Good art challenges preconceived cultural narratives regardless of client discomfort. Indigenous artists have been depicting hostile frontier settlement and war since it happened, while early post-colonial white writers including Barbara Baynton, Katharine Susannah Prichard, Eleanor Dark and Stella Miles Franklin focused on the brutal realism of frontier life regarding Aboriginal people, settler women and children.

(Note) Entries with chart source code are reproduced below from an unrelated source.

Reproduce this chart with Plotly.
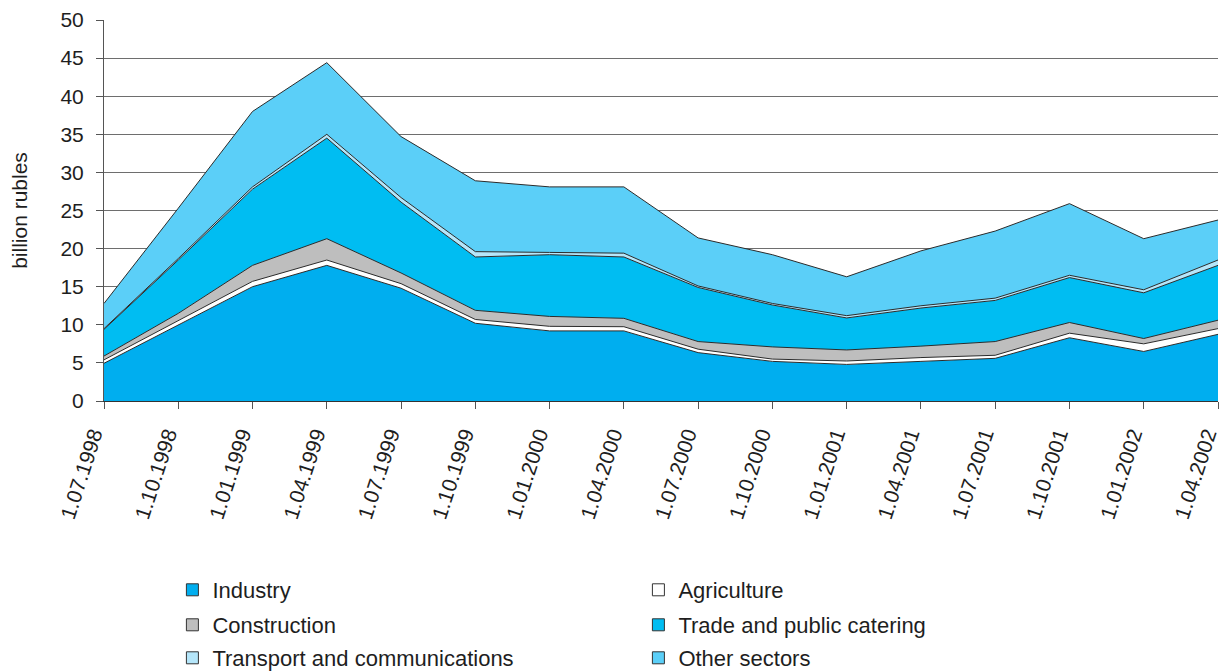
import plotly.graph_objects as go

dates = ["1.07.1998", "1.10.1998", "1.01.1999", "1.04.1999", "1.07.1999", "1.10.1999",
         "1.01.2000", "1.04.2000", "1.07.2000", "1.10.2000", "1.01.2001", "1.04.2001",
         "1.07.2001", "1.10.2001", "1.01.2002", "1.04.2002"]

industry = [4.95, 10.0, 15.0, 17.8, 14.8, 10.2, 9.2, 9.2, 6.35, 5.2, 4.8, 5.2, 5.6, 8.3, 6.5, 8.75]
agriculture = [0.45, 0.5, 0.7, 0.7, 0.6, 0.5, 0.6, 0.55, 0.45, 0.3, 0.45, 0.5, 0.4, 0.6, 1.0, 0.75]
construction = [0.5, 1.0, 2.1, 2.8, 1.4, 1.2, 1.3, 1.1, 1.0, 1.6, 1.45, 1.5, 1.8, 1.4, 0.7, 1.1]
trade = [3.5, 7.0, 10.0, 13.2, 9.3, 7.0, 8.1, 8.05, 7.1, 5.5, 4.2, 5.0, 5.4, 5.9, 6.0, 7.2]
transport = [0.1, 0.2, 0.3, 0.5, 0.6, 0.7, 0.3, 0.5, 0.2, 0.2, 0.3, 0.3, 0.3, 0.3, 0.4, 0.7]
other = [3.3, 6.6, 9.9, 9.4, 8.0, 9.3, 8.6, 8.7, 6.3, 6.4, 5.1, 7.2, 8.8, 9.4, 6.7, 5.25]

series = [
    ("Industry", industry, "#00AEEF", "legend"),
    ("Agriculture", agriculture, "#FFFFFF", "legend"),
    ("Construction", construction, "#BEBEBE", "legend2"),
    ("Trade and public catering", trade, "#00BDF2", "legend2"),
    ("Transport and communications", transport, "#B5E6FA", "legend3"),
    ("Other sectors", other, "#5BCFF8", "legend3"),
]

FONT = "Liberation Sans, Arial, sans-serif"
TXT = "#1e1e1e"
W, H = 1221, 664  # page body adds an 8 px offset

fig = go.Figure()
for name, vals, color, lg in series:
    fig.add_trace(go.Scatter(
        x=dates, y=vals, name=name, mode="lines", stackgroup="one",
        line=dict(color="#2b2b2b", width=1), fillcolor=color,
        showlegend=False, hoverinfo="skip",
    ))
    fig.add_trace(go.Bar(
        x=[None], y=[None], name=name,
        marker=dict(color=color, line=dict(color="#333333", width=1)),
        legend=lg, showlegend=True,
    ))

legend_common = dict(orientation="h", entrywidth=421, entrywidthmode="pixels",
                     font=dict(family=FONT, size=22, color=TXT),
                     bgcolor="rgba(0,0,0,0)", xanchor="left", yanchor="middle",
                     xref="container", yref="container",
                     itemwidth=30, traceorder="normal")

LX = 164.4 / W

fig.update_layout(
    width=W, height=H,
    margin=dict(l=96, r=11, t=12, b=271, autoexpand=False),
    paper_bgcolor="white", plot_bgcolor="white",
    font=dict(family=FONT, size=21, color=TXT),
    barmode="overlay",
    legend=dict(x=LX, y=1 - 582 / H, **legend_common),
    legend2=dict(x=LX, y=1 - 617 / H, **legend_common),
    legend3=dict(x=LX, y=1 - 650 / H, **legend_common),
    xaxis=dict(
        type="category", categoryorder="array", categoryarray=dates,
        range=[0, len(dates) - 1], tickangle=-72,
        ticks="outside", ticklen=7, tickcolor="#555555",
        showline=True, linecolor="#333333", linewidth=1,
        showgrid=False, automargin=False,
        ticklabelstandoff=5, ticklabelshift=-11,
        tickfont=dict(family=FONT, size=21, color=TXT),
    ),
    yaxis=dict(
        range=[0, 50], dtick=5, tick0=0,
        ticks="outside", ticklen=7, tickcolor="#555555",
        showline=True, linecolor="#555555", linewidth=1,
        showgrid=True, gridcolor="#6e6e6e", gridwidth=1,
        zeroline=False, automargin=False, ticklabelstandoff=8,
        title=dict(text="billion rubles", font=dict(family=FONT, size=21, color=TXT), standoff=30),
        tickfont=dict(family=FONT, size=21, color=TXT),
    ),
)

fig.write_html("out.html")
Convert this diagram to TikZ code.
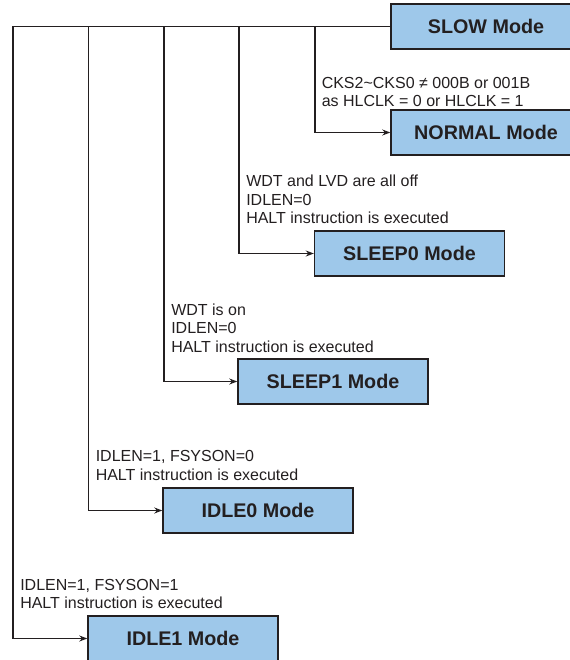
\documentclass[tikz,border=0pt]{standalone}
\usepackage{fontspec}
\setmainfont{Liberation Sans}
\usetikzlibrary{arrows.meta}
\definecolor{boxblue}{RGB}{158,200,234}
\definecolor{ink}{RGB}{35,31,32}
\tikzset{
  modebox/.style={draw=ink, line width=1.1pt, fill=boxblue, rectangle,
    minimum width=142.5pt, minimum height=33.75pt, inner sep=0pt,
    font=\fontsize{14.8}{16}\selectfont\bfseries, text=ink},
  cond/.style={anchor=base west, inner sep=0pt, align=left, text=ink,
    font=\fontsize{12}{13.75}\selectfont},
  wire/.style={draw=ink, line width=0.8pt},
  arr/.style={wire, -{Stealth[length=6pt,width=4.5pt]}}
}
\begin{document}
\begin{tikzpicture}[x=0.75pt, y=-0.75pt]
\useasboundingbox (0,0) rectangle (569,660);
% mode boxes
\node[modebox] (slow)   at (486,26.5)   {SLOW Mode};
\node[modebox] (normal) at (486,132.5)  {NORMAL Mode};
\node[modebox] (sleep0) at (409.5,253.5) {SLEEP0 Mode};
\node[modebox] (sleep1) at (333,381.5)  {SLEEP1 Mode};
\node[modebox] (idle0)  at (258,510.5)  {IDLE0 Mode};
\node[modebox] (idle1)  at (183,638.5)  {IDLE1 Mode};
% junctions on the top line
\coordinate (jn) at (315,26.5);
\coordinate (js0) at (239,26.5);
\coordinate (js1) at (164,26.5);
\coordinate (ji0) at (88.5,26.5);
\coordinate (ji1) at (13,26.5);
% connectors
\draw[wire] (slow.west) -- (ji1);
\draw[arr] (jn) |- (normal.west);
\draw[arr] (js0) |- (sleep0.west);
\draw[arr] (js1) |- (sleep1.west);
\draw[arr] (ji0) |- (idle0.west);
\draw[arr] (ji1) |- (idle1.west);
% conditions (anchored at the baseline of their last line)
\node[cond] (cn) at (321.5,107) {CKS2\textasciitilde CKS0 ≠ 000B or 001B\\as HLCLK = 0 or HLCLK = 1};
\node[cond] (cs0) at (246,223.5) {WDT and LVD are all off\\IDLEN=0\\HALT instruction is executed};
\node[cond] (cs1) at (171,352) {WDT is on\\IDLEN=0\\HALT instruction is executed};
\node[cond] (ci0) at (95.5,480) {IDLEN=1, FSYSON=0\\HALT instruction is executed};
\node[cond] (ci1) at (20,608.5) {IDLEN=1, FSYSON=1\\HALT instruction is executed};
\end{tikzpicture}
\end{document}
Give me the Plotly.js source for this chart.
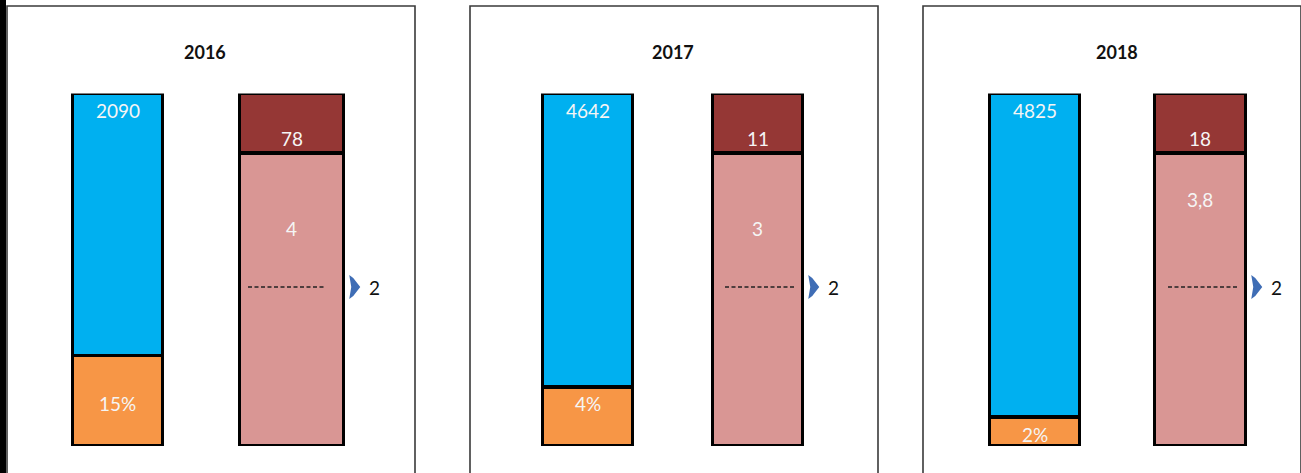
<!DOCTYPE html>
<html><head><meta charset="utf-8">
<script src="https://cdn.plot.ly/plotly-3.0.1.min.js"></script>
<style>html,body{margin:0;padding:0;background:#fff;}#chart{width:1301px;height:473px;}</style>
</head><body><div id="chart"></div>
<script>
// ---- data ----
const years = ['2016', '2017', '2018'];
const blueLabels = ['2090', '4642', '4825'];
const orangeLabels = ['15%', '4%', '2%'];
const blueHeights = [74.3, 83.3, 91.8];
const orangeHeights = [25.7, 16.7, 8.2];
const darkLabels = ['78', '11', '18'];
const lightLabels = ['4', '3', '3,8'];
const darkHeights = [16.9, 16.9, 16.9];
const lightHeights = [83.1, 83.1, 83.1];
const thresholdLevel = [45.1, 45.1, 45.1];
const thresholdLabels = ['2', '2', '2'];

// ---- layout constants (pixels) ----
const W = 1301, H = 473;
const yTopPx = 93.5, yBotPx = 446;
const panels = [
  {left: 7,   right: 415,  c0: 117.5,  c1: 291.5, w0: 90, w1: 104, dashL: 248,  dashR: 325},
  {left: 470, right: 878,  c0: 587.5,  c1: 757.5, w0: 90, w1: 90,  dashL: 725,  dashR: 795},
  {left: 923, right: 1301, c0: 1034.5, c1: 1200,  w0: 90, w1: 91,  dashL: 1168, dashR: 1238}
];
const labelY = {blue: [95.3, 95.3, 95.3], orange: [12.2, 12.2, 3.4], dark: [87.1, 87.1, 87.1], light: [61.8, 61.8, 69.8]};

const colors = {blue: '#00B0F0', orange: '#F79646', dark: '#953735', light: '#D99694', arrow: '#3F6DB5'};
const FONT = 'Lato, "Open Sans", sans-serif';
const px = x => x / W, py = y => 1 - y / H;
const yDom = [py(yBotPx), py(yTopPx)];

const traces = [];
const layout = {
  width: W, height: H, margin: {l: 0, r: 0, t: 0, b: 0},
  paper_bgcolor: '#fff', plot_bgcolor: 'rgba(0,0,0,0)',
  barmode: 'stack', showlegend: false,
  shapes: [], annotations: [],
  font: {family: FONT}
};

panels.forEach((p, i) => {
  const n = i === 0 ? '' : String(i + 1);
  const xa = 'x' + n, ya = 'y' + n;
  const unit = p.c1 - p.c0;
  const toX = v => (v - p.c0) / unit;
  layout['xaxis' + n] = {domain: [px(p.left), px(p.right)], range: [toX(p.left), toX(p.right)],
    visible: false, showgrid: false, zeroline: false, fixedrange: true};
  layout['yaxis' + n] = {domain: yDom, range: [0, 100], visible: false, showgrid: false,
    zeroline: false, fixedrange: true, anchor: xa};
  const line = {color: '#000', width: 3.5};
  const wb = p.w0 / unit, wp = p.w1 / unit;
  traces.push({type: 'bar', x: [0], y: [orangeHeights[i]], width: [wb], xaxis: xa, yaxis: ya,
    marker: {color: colors.orange, line: line}, hoverinfo: 'skip'});
  traces.push({type: 'bar', x: [0], y: [blueHeights[i]], width: [wb], xaxis: xa, yaxis: ya,
    marker: {color: colors.blue, line: line}, hoverinfo: 'skip'});
  traces.push({type: 'bar', x: [1], y: [lightHeights[i]], width: [wp], xaxis: xa, yaxis: ya,
    marker: {color: colors.light, line: line}, hoverinfo: 'skip'});
  traces.push({type: 'bar', x: [1], y: [darkHeights[i]], width: [wp], xaxis: xa, yaxis: ya,
    marker: {color: colors.dark, line: line}, hoverinfo: 'skip'});
  // dashed threshold line
  traces.push({type: 'scatter', mode: 'lines', x: [toX(p.dashL), toX(p.dashR)],
    y: [thresholdLevel[i], thresholdLevel[i]], xaxis: xa, yaxis: ya,
    line: {color: '#222', width: 1.5, dash: '4px,2.5px'}, hoverinfo: 'skip'});

  // panel border
  layout.shapes.push({type: 'path', xref: 'paper', yref: 'paper',
    path: `M${px(p.left)},${py(H + 10)} L${px(p.left)},${py(6)} L${px(p.right)},${py(6)} L${px(p.right)},${py(H + 10)}`,
    line: {color: '#3a3a3a', width: 1.6}});

  // arrow + threshold label
  const barRight = p.c1 + p.w1 / 2 + 1.75;
  const ty = yBotPx - thresholdLevel[i] / 100 * (yBotPx - yTopPx);
  const ax = barRight + 4;
  layout.shapes.push({type: 'path', xref: 'paper', yref: 'paper',
    path: `M${px(ax)},${py(ty - 12)} L${px(ax + 4)},${py(ty - 9)} L${px(ax + 11)},${py(ty)} L${px(ax + 4)},${py(ty + 9)} L${px(ax)},${py(ty + 12)} L${px(ax + 2)},${py(ty)} Z`,
    fillcolor: colors.arrow, line: {width: 0}});
  layout.annotations.push({xref: 'paper', yref: ya, x: px(barRight + 29), y: thresholdLevel[i],
    text: thresholdLabels[i], showarrow: false, font: {size: 19, color: '#111', family: FONT},
    xanchor: 'center', yanchor: 'middle'});

  // title
  layout.annotations.push({xref: xa, yref: 'paper', x: 0.5, y: py(52), text: '<b>' + years[i] + '</b>',
    showarrow: false, font: {size: 18, color: '#111', family: FONT}, xanchor: 'center', yanchor: 'middle'});

  // bar labels
  const lab = (x, y, t) => layout.annotations.push({xref: xa, yref: ya, x: x, y: y, text: t, showarrow: false,
    font: {size: 19, color: '#F5F5F5', family: FONT}, xanchor: 'center', yanchor: 'middle'});
  lab(0, labelY.blue[i], blueLabels[i]);
  lab(0, labelY.orange[i], orangeLabels[i]);
  lab(1, labelY.dark[i], darkLabels[i]);
  lab(1, labelY.light[i], lightLabels[i]);
});

// black strip at the left edge
layout.shapes.push({type: 'rect', xref: 'paper', yref: 'paper', x0: 0, x1: px(6), y0: 0, y1: 1,
  fillcolor: '#000', line: {width: 0}});

Plotly.newPlot('chart', traces, layout, {displayModeBar: false, staticPlot: true});
</script></body></html>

Based on Kate Grenville’s superb Booker prize-shortlisted 2005 novel, The Secret River has the potential to enhance debate. It evocatively tells one story from the war on the frontier – that of convict settler Will Thornhill (Oliver Jackson-Cohen), transported to Australia for the term of his natural life for theft, and his wife, Sal (Sarah Snook).

There is no sugar–coating of life at Botany Bay under the rum corps, where convicts along with the local blacks are treated like animals. Will, thanks to the persistence of Sal who has followed from London with their boys, is released and eventually pardoned. While in the penal settlement, Will and Sal are warned the Indigenous inhabitants of the Hawkesbury are “not like the blacks round here – they’re too drunk to throw a spear”. They settle on the hundred Hawkesbury–fronted acres Will believes will ensure his freedom from British shackles.

The director, Daina Reid, and the screenwriters have superbly adapted the characters to illustrate the complexities in this microcosm of the broader frontier war story. Sal and Will are initially cautiously disposed towards the Dharug, whose leader Greybeard (Trevor Jamieson) tolerates the settlers who naively dig up his yam daisies, shoot his kangaroos and chop down his trees to build a house. To a point.

“Bugger off – this is my place now,” Thornhill yells in one of the most resonant lines of the series.

Earlier the Hawkesbury settler Thomas Blackwood (Lachy Hulme) has made it his business to understand the Dharug. He coexists with the blacks and is determined to instil a greater understanding among fellow settlers.

Easier said than done when it comes to the hard-bitten Saggity (Samuel Johnson) and Smasher Sullivan (Tim Minchin). Minchin – musician, writer, comedian – lends a sinister malevolence to Sullivan, a former convict from Northern Ireland, dehumanised by the lash and determined to snatch whatever he can from the land and its first people. Those who are unaware of the worst excesses of soldier/settler behaviour will dismiss Smasher as implausible. But this character resonates because I know him to be so horrifyingly true: not only does he consider killing a black akin to “shooting a dog”, he keeps an Aboriginal woman chained as his sex slave and participates in the sale of Aboriginal body parts.

The blacks continue on their land as always. They steal the settlers’ crops and mock Thornhill in his fury. When a settler is speared, retribution is swift and disproportionate. This is difficult to watch but it is a painfully accurate rendition of the truth intrinsic to countless similar massacres across the colonial frontier until well into the 20th century.

Finally we’re left with an older Thornhill still on his Hawkesbury estate. He’s still there. And you can think but one thing: Thornhill – like every other squire across this wide brown land – inhabits someone else’s land. And the next questions logically follow: how did that come to be and was it the same everywhere?

Pearson urged Indigenous Australians to get over their traumatic history as the Jews had done with the Holocaust. It must be said, the world has, rightly, been reckoning with the Holocaust since the liberation of the concentration camps.

Australia has had no such reckoning.

But it is coming. And The Secret River series will be, like the novel, central to that.